= Amaterasu particle =

Ultra-high-energy cosmic ray

The Amaterasu particle, named after the sun goddess in Japanese mythology, was an unexpected ultra-high-energy cosmic ray detected in 2021 and later identified in 2023, using the Telescope Array Project observatory in Utah, United States. It had an energy exceeding 240 exa-electronvolts (EeV) and was inferred through the two dozen particles it sent toward ground detectors. This single particle appears to have emerged, inexplicably, from the Local Void, an empty area of space bordering the Milky Way galaxy. The single subatomic particle held energy roughly equivalent to a brick dropping to the ground from waist height.

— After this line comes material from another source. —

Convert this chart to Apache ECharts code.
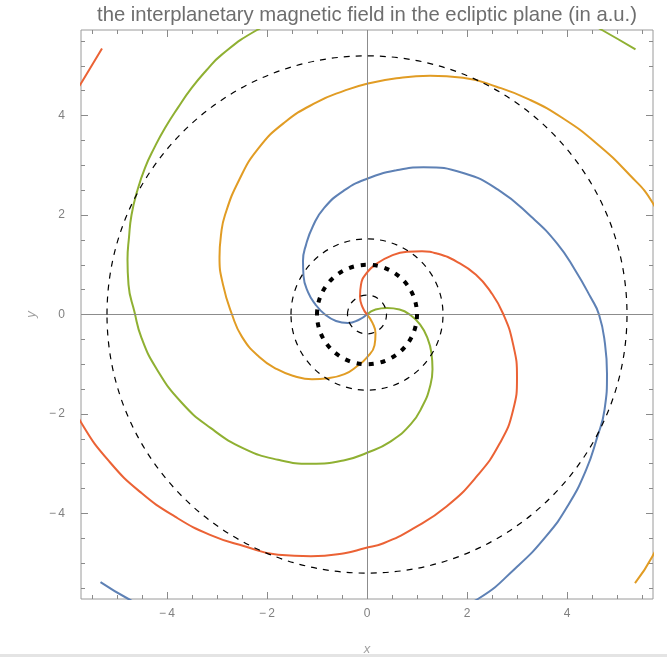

According to study leader, Associate Professor Toshihiro Fujii from Osaka Metropolitan University, "No promising astronomical object matching the direction from which the cosmic ray arrived has been identified, suggesting possibilities of unknown astronomical phenomena and novel physical origins beyond the Standard Model." A later 2026 study suggested that the particles likely originated from NGC 6946, Messier 82, or NGC 2403.

Previously reported extremely high-energy cosmic ray events include a 320 EeV particle in 1991 (Oh-My-God particle), a 213 EeV particle in 1993 and a 280 EeV particle in 2001. This makes the Amaterasu particle the third most powerful cosmic ray to have been detected.